At the same time, it was a goal in my life to prove that whatever my brothers could do, I could keep up. I had to keep up with them. My dad always pushed and encouraged me.
He was there at my t-ball practices, baseball games, softball games. He cheered me on at tennis matches, swim meets and (to his great horror) showed up at football games where I was a cheerleader. Cheerleading was the one activity that he did not want me to do.
My parents took me to games as a kid. We would sit in the 700 level of the Vet and I would read the latest book that my mom picked up for me earlier that day.
Dad would have the game on TV on Sunday afternoons and I would fall asleep.
My brothers would watch the games, both on TV and at the ballpark. They cared and loved it. I did not.
When I was around 10, my dad said his goal was for me not to hate baseball. I responded with something along the lines “I don’t hate baseball, but it’s boring to watch and awesome to play.”
In ’93, he started teaching me the game. Mom recognized that part of my problem was I could not follow along with what was happening. She noticed that I started to be interested in how rules affect outcomes.
She pushed my dad to teach me the rules and explain the game fully to me. I knew the basics. I have been playing some version of the game for about 6 or 7 years by then. My dad taught me the thought processes.
He explained why players shifted based on the count. Why infields move back if there is a runner on 1st with less than 2 outs. Why outfielders play close to the warning track at the end of the games, when their team is in the lead.
I learned the rules from various coaches. I learned how to play ball and watch it from my dad.
As a matter of fact, I credit/blame him for my love of the game today. All because of an afternoon at the ballpark at the age of 14 in ’96.
My oldest brother was getting ready to go off to college in Florida for the first time. He asked if he could go to one more game before he left for the year. Both my parents went and so did I.
At this point, I could watch about half the game before I needed to walk around for an inning or so and then I would be able to watch most of the rest.
As the game was starting, the Phillies announced their starting line-up. I looked at my dad and asked him who was playing 3rd. I did not recognize the name. His response changed baseball for me and took my toleration for the game into a love.
“Oh, him. That’s Scott Rolen. He’s a kid that they just brought up to play third. Watch him. I think you’re really going to like him.”
Wow. Dad was right on the mark there.
Within two seasons, my family and I would spend many summer days at the Vet. It became a normal thing for us to go early and stay a few hours after the game for me to try to get autographs.
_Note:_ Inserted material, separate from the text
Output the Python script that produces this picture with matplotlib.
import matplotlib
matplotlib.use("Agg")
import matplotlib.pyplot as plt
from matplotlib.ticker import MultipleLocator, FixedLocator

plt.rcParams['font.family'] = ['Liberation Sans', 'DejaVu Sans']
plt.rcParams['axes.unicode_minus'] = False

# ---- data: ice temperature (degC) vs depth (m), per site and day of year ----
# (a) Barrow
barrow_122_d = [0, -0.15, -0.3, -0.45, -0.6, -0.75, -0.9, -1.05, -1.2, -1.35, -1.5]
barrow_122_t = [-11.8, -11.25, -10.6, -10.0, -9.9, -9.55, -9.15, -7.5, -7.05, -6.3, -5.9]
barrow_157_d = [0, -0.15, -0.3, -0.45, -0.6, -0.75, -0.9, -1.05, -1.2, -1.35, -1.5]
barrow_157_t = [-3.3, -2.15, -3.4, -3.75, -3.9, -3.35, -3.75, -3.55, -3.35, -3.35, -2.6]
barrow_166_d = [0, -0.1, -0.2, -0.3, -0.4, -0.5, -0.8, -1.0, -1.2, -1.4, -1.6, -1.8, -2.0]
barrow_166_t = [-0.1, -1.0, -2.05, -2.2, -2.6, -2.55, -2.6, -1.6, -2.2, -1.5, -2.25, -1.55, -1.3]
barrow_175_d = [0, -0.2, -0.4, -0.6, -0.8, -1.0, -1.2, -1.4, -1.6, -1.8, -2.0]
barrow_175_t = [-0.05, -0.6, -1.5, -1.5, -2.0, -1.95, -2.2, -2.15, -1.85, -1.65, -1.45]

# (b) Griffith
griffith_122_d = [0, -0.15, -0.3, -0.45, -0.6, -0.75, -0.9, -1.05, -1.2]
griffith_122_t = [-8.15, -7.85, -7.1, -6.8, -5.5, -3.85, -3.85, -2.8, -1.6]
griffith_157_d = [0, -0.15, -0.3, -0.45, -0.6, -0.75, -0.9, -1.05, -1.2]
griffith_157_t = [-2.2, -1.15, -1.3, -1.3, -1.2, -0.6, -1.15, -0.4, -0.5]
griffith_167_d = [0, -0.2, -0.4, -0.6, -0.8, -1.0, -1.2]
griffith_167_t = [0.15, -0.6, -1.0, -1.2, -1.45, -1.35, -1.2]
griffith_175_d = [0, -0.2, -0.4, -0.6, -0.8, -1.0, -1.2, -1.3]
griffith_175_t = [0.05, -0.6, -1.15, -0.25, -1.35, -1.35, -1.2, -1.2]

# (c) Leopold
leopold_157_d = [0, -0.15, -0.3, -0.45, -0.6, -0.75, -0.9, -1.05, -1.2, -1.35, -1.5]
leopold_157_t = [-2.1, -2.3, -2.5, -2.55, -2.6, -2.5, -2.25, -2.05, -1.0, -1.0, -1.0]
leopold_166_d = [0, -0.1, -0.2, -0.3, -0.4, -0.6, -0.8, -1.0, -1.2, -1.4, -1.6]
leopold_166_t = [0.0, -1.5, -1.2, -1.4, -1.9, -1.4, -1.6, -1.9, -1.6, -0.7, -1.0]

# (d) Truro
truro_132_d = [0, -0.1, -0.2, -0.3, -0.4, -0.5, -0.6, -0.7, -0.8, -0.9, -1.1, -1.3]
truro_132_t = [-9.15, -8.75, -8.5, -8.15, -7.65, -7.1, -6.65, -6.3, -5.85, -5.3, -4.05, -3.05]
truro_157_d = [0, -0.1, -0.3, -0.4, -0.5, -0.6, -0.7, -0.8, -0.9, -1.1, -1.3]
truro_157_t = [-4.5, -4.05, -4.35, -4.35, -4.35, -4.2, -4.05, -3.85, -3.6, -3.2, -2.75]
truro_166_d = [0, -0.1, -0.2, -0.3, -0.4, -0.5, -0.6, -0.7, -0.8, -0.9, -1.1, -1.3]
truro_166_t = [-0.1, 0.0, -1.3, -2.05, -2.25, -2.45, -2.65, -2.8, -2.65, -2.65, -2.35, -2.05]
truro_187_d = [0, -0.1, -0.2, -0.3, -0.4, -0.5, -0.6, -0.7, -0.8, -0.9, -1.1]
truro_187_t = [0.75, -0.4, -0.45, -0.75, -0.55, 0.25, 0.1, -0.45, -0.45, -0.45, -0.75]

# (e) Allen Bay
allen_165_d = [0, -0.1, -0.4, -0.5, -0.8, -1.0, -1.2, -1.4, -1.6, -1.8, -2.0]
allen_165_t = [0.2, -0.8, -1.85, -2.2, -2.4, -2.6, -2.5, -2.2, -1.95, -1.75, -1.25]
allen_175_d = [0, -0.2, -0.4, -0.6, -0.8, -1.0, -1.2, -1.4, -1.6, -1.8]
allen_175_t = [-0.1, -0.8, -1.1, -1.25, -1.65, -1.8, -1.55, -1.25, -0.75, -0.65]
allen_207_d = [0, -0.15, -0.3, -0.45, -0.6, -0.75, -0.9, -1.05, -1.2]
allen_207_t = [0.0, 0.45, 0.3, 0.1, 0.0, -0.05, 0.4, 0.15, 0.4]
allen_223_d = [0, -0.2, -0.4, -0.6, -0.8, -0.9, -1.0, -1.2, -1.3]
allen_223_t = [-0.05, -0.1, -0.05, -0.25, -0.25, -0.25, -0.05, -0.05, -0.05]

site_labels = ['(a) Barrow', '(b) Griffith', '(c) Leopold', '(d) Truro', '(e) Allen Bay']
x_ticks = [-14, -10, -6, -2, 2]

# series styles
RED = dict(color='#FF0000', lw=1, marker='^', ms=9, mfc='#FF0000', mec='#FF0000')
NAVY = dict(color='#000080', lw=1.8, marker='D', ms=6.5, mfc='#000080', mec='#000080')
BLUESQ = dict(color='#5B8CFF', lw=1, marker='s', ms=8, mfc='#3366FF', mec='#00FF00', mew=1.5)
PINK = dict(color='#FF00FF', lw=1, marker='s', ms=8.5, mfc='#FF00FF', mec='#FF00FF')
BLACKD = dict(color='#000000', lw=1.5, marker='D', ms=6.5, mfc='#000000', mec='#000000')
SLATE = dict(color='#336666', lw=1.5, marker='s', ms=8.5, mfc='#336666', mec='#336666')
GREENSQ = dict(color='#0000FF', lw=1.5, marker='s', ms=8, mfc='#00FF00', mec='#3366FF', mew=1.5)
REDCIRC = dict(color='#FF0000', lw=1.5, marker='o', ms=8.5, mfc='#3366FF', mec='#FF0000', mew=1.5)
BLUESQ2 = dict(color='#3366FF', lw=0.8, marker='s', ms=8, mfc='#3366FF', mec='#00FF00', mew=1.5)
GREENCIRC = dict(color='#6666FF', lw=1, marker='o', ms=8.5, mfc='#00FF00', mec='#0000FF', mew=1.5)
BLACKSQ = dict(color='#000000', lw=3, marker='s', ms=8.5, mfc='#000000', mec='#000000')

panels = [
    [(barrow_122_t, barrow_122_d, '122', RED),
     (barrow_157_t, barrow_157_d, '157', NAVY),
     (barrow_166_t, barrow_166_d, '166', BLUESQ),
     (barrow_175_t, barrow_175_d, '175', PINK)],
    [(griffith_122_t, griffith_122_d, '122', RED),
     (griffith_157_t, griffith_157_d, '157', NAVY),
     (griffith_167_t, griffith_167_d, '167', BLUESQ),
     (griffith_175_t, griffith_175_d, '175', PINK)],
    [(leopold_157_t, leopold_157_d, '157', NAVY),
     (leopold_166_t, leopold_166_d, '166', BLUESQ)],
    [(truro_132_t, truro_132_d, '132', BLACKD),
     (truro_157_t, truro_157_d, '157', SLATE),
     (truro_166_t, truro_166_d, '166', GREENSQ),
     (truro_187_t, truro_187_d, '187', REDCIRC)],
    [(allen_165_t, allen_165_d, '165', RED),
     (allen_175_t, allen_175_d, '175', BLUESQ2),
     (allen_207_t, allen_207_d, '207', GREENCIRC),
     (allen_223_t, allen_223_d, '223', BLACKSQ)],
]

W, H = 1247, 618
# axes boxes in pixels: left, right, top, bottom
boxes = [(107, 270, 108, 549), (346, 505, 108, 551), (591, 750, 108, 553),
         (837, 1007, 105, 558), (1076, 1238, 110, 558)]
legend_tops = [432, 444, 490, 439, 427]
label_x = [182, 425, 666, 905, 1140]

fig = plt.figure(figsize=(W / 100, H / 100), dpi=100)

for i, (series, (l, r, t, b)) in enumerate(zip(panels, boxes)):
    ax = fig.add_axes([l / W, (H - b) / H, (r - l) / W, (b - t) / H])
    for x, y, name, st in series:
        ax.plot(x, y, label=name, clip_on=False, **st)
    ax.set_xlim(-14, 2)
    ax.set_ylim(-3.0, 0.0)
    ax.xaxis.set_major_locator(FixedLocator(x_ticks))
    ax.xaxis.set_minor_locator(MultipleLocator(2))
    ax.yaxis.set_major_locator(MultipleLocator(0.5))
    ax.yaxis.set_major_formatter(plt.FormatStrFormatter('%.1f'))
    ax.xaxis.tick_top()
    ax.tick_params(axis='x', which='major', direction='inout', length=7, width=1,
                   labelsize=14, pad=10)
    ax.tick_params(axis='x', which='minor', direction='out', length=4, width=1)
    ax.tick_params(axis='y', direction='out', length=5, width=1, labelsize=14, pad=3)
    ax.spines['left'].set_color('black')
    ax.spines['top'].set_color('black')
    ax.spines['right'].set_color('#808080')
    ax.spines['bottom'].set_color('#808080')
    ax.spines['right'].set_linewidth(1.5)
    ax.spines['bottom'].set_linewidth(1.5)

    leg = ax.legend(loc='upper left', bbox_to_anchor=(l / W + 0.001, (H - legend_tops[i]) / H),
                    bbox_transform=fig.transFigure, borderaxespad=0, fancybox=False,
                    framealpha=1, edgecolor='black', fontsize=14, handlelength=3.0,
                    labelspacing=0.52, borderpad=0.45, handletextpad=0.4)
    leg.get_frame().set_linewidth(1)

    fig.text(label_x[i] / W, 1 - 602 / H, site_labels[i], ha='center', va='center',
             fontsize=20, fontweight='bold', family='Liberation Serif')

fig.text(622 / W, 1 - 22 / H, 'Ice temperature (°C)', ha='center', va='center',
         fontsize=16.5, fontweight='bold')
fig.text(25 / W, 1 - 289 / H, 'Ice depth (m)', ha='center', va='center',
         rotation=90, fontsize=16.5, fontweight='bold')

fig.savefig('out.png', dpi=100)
My dad would sit in the car and wait. He would park the car and watch me from inside it. Never complaining, always watching. As soon as I climbed in, he would ask me “Who did you get today?”
As the years went on, the games that I went to with just my dad became less and less. I valued those games, which were often the ones when Scott Rolen came back in town.
He even taught me how to heckle the players and the umpires, a very important skill.
I loved being at the ballpark with my dad. It was something that we shared and could both enjoy. And I can honestly say, “Dad, baseball is not something that I hate. As a matter of fact, it’s something I love.”